If you mean on all nameservers authoritative for a given zone, then yes they need to share the keys, since they are published as DNSKEY records, which will be used by recursive validating clients to check the signatures.
Now, nameserver A could publish DNSKEY of ZSK A + all RRSIG done with ZSK A, and nameserver B could have ZSK B + all RRSIG done with ZSK B.
And each one with DNSKEY of the KSK and the RRSIG with the KSK of the relevant ZSK.
For DNSSEC to validate a nameserver needs to find at least one correct path of keys and signatures. So, theoretically, a recursive nameserver hitting only nameserverA and retrieving all records from there, could get from there everything it needs to validate records. Same if it hits only nameserverB.

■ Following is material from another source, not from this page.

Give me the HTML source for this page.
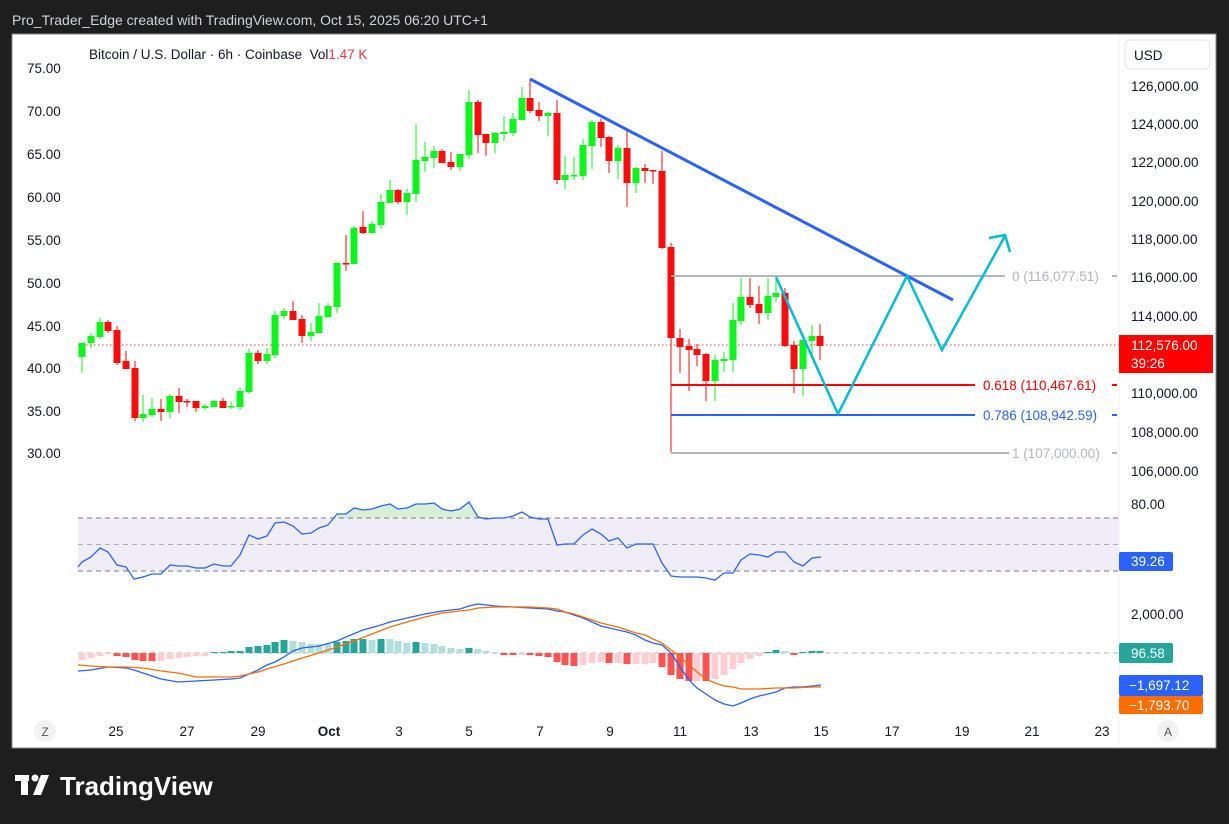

The problem however is with the only part and the fact that things are cached and that recursive nameservers do not "lock" themselves to one authoritative nameserver, but will switch depending on various algorithms. The resolving nameserver may have in its cache a mix of data with, for examples, DNSKEY A and RRSIG from B. Then, the validation will fail.
So, in short, I would be very much surprised if this works reliably.
This is discussed in length in this document: https://datatracker.ietf.org/doc/draft-huque-dnsop-multi-provider-dnssec/?include_text=1
It tries to see how a domain name could use more than one DNS provider at the same time for resolution, but still have proper DNSSEC management, with various scenarios depending on who does ths signing.
You could test that, but as Håkan said it seems you have another problem before coming to this problem.